As a way for retailers to establish and promote a unique brand identity, flagship stores are nothing new: Nike opened Niketown in 1990, and Apple opened its first store in 2001. But for a company like Spanx, which has traditionally driven most of its sales through department stores, there is a new urgency. In-store retail sales in the U.S. grew only 5% last year, far behind e-commerce, at 13%. Boutique retailers, though, are far outperforming department stores. The NPD Group reported that in-store sales of intimate apparel grew 2.2% from June 2011 to June 2012 in specialty stores, compared with a 1.1% drop at department stores and a 5.3% drop at national chains.

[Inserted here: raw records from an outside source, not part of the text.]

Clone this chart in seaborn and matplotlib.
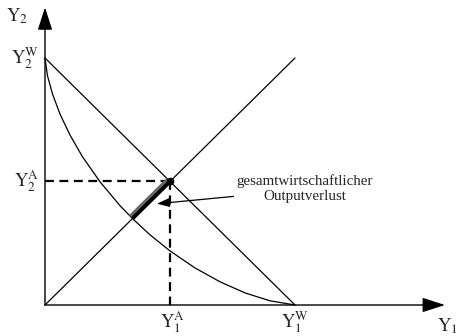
import matplotlib
matplotlib.use("Agg")
import matplotlib.pyplot as plt
import matplotlib.patheffects as pe
import seaborn as sns

# Transformation curve (Y1, Y2), normalised to Y^W = 1
curve_y1 = [0.0, 0.01, 0.03, 0.06, 0.10, 0.15, 0.22, 0.30, 0.35, 0.42,
            0.50, 0.60, 0.70, 0.80, 0.90, 1.0]
curve_y2 = [1.0, 0.928, 0.854, 0.773, 0.688, 0.600, 0.499, 0.402, 0.350,
            0.284, 0.219, 0.150, 0.094, 0.049, 0.017, 0.0]

# Straight line between the two autarky maxima and the 45 degree line
y1_w = 1.0
y2_w = 1.0
diag_end = 1.0

# Point A and the start of the output loss segment (on the curve)
y1_a = 0.5
y2_a = 0.5
loss_start = 0.35

label_text = "gesamtwirtschaftlicher\nOutputverlust"

sns.set_style("white")
plt.rcParams["font.family"] = ["Liberation Serif", "DejaVu Serif"]
plt.rcParams["mathtext.fontset"] = "stix"

fig = plt.figure(figsize=(4.6, 3.36), dpi=100)
ax = fig.add_axes([0, 0, 1, 1])
ax.set_xlim(-0.18, 1.66)
ax.set_ylim(-0.1255, 1.2348)
ax.axis("off")

thin = dict(color="black", linewidth=0.9, estimator=None, sort=False, legend=False)

# axes with arrows
head = "-|>,head_length=1.4,head_width=0.45"
ax.annotate("", xy=(1.6, 0), xytext=(0, 0),
            arrowprops=dict(arrowstyle=head, color="black", lw=1.0, shrinkA=0, shrinkB=0))
ax.annotate("", xy=(0, 1.205), xytext=(0, 0),
            arrowprops=dict(arrowstyle=head, color="black", lw=1.0, shrinkA=0, shrinkB=0))

sns.lineplot(x=curve_y1, y=curve_y2, ax=ax, **thin)
sns.lineplot(x=[0, y1_w], y=[y2_w, 0], ax=ax, **thin)
sns.lineplot(x=[0, diag_end], y=[0, diag_end], ax=ax, **thin)

# dashed guides to A
dash = dict(color="black", linewidth=1.6, estimator=None, sort=False, legend=False)
l1 = sns.lineplot(x=[0, y1_a], y=[y2_a, y2_a], ax=ax, **dash).lines[-1]
l1.set_dashes((4, 2.5))
l2 = sns.lineplot(x=[y1_a, y1_a], y=[y2_a, 0], ax=ax, **dash).lines[-1]
l2.set_dashes((4, 2.5))

# output loss segment
seg = sns.lineplot(x=[loss_start, y1_a], y=[loss_start, y2_a], ax=ax,
                   color="black", linewidth=2.8, estimator=None, sort=False,
                   legend=False).lines[-1]
seg.set_solid_capstyle("butt")
seg.set_path_effects([pe.Stroke(linewidth=3.4, foreground="#666666", offset=(-1.3, 1.3)),
                      pe.Normal()])
ax.plot([y1_a], [y2_a], "o", color="black", markersize=4.5)

# annotation with arrow
ax.annotate(label_text, xy=(0.448, 0.41), xytext=(1.04, 0.47),
            ha="center", va="center", fontsize=10.8, linespacing=1.2,
            arrowprops=dict(arrowstyle="-|>,head_length=0.7,head_width=0.25",
                            color="black", lw=0.9, shrinkA=0, shrinkB=0,
                            relpos=(0.0, 0.25)))

# axis labels
ls = 13.5
ax.text(-0.11, 1.17, r"$\mathrm{Y}_2$", fontsize=ls, ha="center", va="center")
ax.text(-0.025, y2_w, r"$\mathrm{Y}_2^{\mathrm{W}}$", fontsize=ls, ha="right", va="center")
ax.text(-0.025, y2_a, r"$\mathrm{Y}_2^{\mathrm{A}}$", fontsize=ls, ha="right", va="center")
ax.text(y1_a + 0.01, -0.018, r"$\mathrm{Y}_1^{\mathrm{A}}$", fontsize=ls, ha="center", va="top")
ax.text(y1_w, -0.018, r"$\mathrm{Y}_1^{\mathrm{W}}$", fontsize=ls, ha="center", va="top")
ax.text(1.61, -0.045, r"$\mathrm{Y}_1$", fontsize=ls, ha="center", va="top")

fig.savefig("out.png", dpi=100)
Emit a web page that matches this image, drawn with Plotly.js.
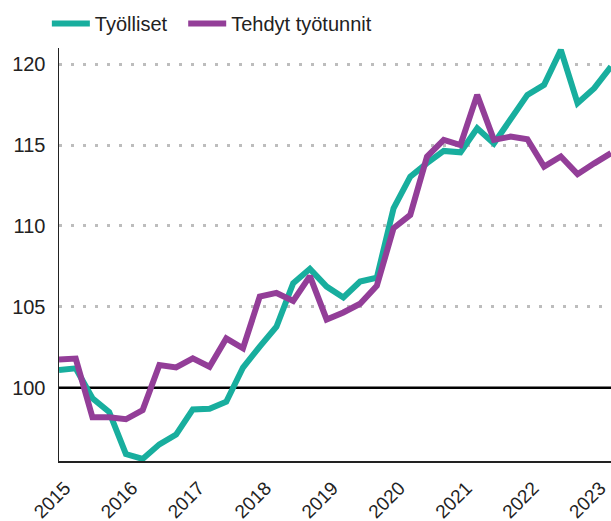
<!DOCTYPE html>
<html>
<head>
<meta charset="utf-8">
<script src="https://cdn.plot.ly/plotly-3.0.1.min.js"></script>
<style>html,body{margin:0;padding:0;background:#fff;}#chart{width:611px;height:521px;}</style>
</head>
<body>
<div id="chart"></div>
<script>
// Quarterly index values, 2015 Q1 .. 2023 Q2
const quarters = [];
for (let y = 2015; y <= 2023; y++) { for (let q = 0; q < 4; q++) { quarters.push(y + q / 4); } }
const xQuarters = quarters.slice(0, 34);

const tyolliset = [101.1, 101.2, 99.35, 98.5, 95.9, 95.6, 96.5, 97.1, 98.66, 98.7,
  99.13, 101.25, 102.54, 103.77, 106.46, 107.35, 106.25, 105.58, 106.56, 106.8,
  111.09, 113.05, 113.88, 114.64, 114.55, 116.04, 115.1, 116.55, 118.1, 118.72,
  120.88, 117.59, 118.52, 119.85];

const tyotunnit = [101.75, 101.8, 98.17, 98.17, 98.05, 98.62, 101.4, 101.25, 101.82, 101.3,
  103.05, 102.44, 105.63, 105.86, 105.37, 106.9, 104.22, 104.65, 105.19, 106.3,
  109.86, 110.68, 114.29, 115.32, 115.0, 118.1, 115.32, 115.52, 115.36, 113.67,
  114.29, 113.2, 113.87, 114.5];

const seriesNames = ["Työlliset", "Tehdyt työtunnit"];
const tickYears = [2015, 2016, 2017, 2018, 2019, 2020, 2021, 2022, 2023];
const yTicks = [100, 105, 110, 115, 120];
const gridVals = [105, 110, 115, 120];
const baseline = 100;
const yRange = [95.47, 121.0];

const teal = "#18ae9e";
const purple = "#933e98";

const traces = [
  { x: xQuarters, y: tyolliset, name: seriesNames[0], type: "scatter", mode: "lines",
    line: { color: teal, width: 6 }, legend: "legend" },
  { x: xQuarters, y: tyotunnit, name: seriesNames[1], type: "scatter", mode: "lines",
    line: { color: purple, width: 6 }, legend: "legend2" }
];

// invisible helper trace so the grid axis is drawn
traces.push({ x: [xQuarters[0]], y: [yTicks[0]], yaxis: "y2", type: "scatter", mode: "lines",
  showlegend: false, hoverinfo: "skip", line: { width: 0 } });

const legendCommon = { orientation: "h", xanchor: "left", y: 1.012, yanchor: "bottom",
  font: { size: 20, color: "#222" }, itemwidth: 38, bgcolor: "rgba(0,0,0,0)" };

const layout = {
  width: 611, height: 521,
  margin: { l: 59, r: 0, t: 48, b: 60, pad: 0 },
  paper_bgcolor: "#fff", plot_bgcolor: "#fff",
  font: { family: "Liberation Sans, Arial, sans-serif", size: 19, color: "#222" },
  showlegend: true,
  legend: Object.assign({}, legendCommon, { x: -0.022 }),
  legend2: Object.assign({}, legendCommon, { x: 0.225 }),
  xaxis: {
    range: [2015, 2023.25], tickvals: tickYears, ticktext: tickYears.map(String),
    tickangle: -45, showgrid: false, zeroline: false,
    showline: true, linecolor: "#222", linewidth: 1.5, ticks: "",
    ticklabelstandoff: 7, ticklabelshift: 6,
    tickfont: { size: 19, color: "#222" }
  },
  yaxis: {
    range: yRange, tickvals: yTicks, ticktext: yTicks.map(String),
    showgrid: false, zeroline: false, showline: true, linecolor: "#222", linewidth: 1.5, ticks: "",
    ticklabelstandoff: 8, tickfont: { size: 20, color: "#222" }
  },
  yaxis2: {
    range: yRange, overlaying: "y", side: "left", tickvals: gridVals, showticklabels: false,
    showgrid: true, gridcolor: "#bdbdbd", gridwidth: 3, griddash: "3px,9px",
    zeroline: false, showline: false, ticks: ""
  },
  shapes: [
    { type: "line", xref: "paper", yref: "y", x0: 0, x1: 1, y0: baseline, y1: baseline,
      line: { color: "#000", width: 2.5 }, layer: "below" }
  ]
};

Plotly.newPlot("chart", traces, layout, { displayModeBar: false, staticPlot: true });
</script>
</body>
</html>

Rather than relying on department-store clerks to sell Spanx and other brands, the company is taking control of the shopping experience. "The big benefit is that Spanx can offer the full range of products as opposed to being subject to retailers cherry-picking," says Cohen. "It's also helpful to have dedicated staff translate what the product can do. What makes Spanx more expensive is what makes Spanx better. When you rely on someone else to convey that message, it's a game of telephone. By the time it reaches the consumer, it's been diluted."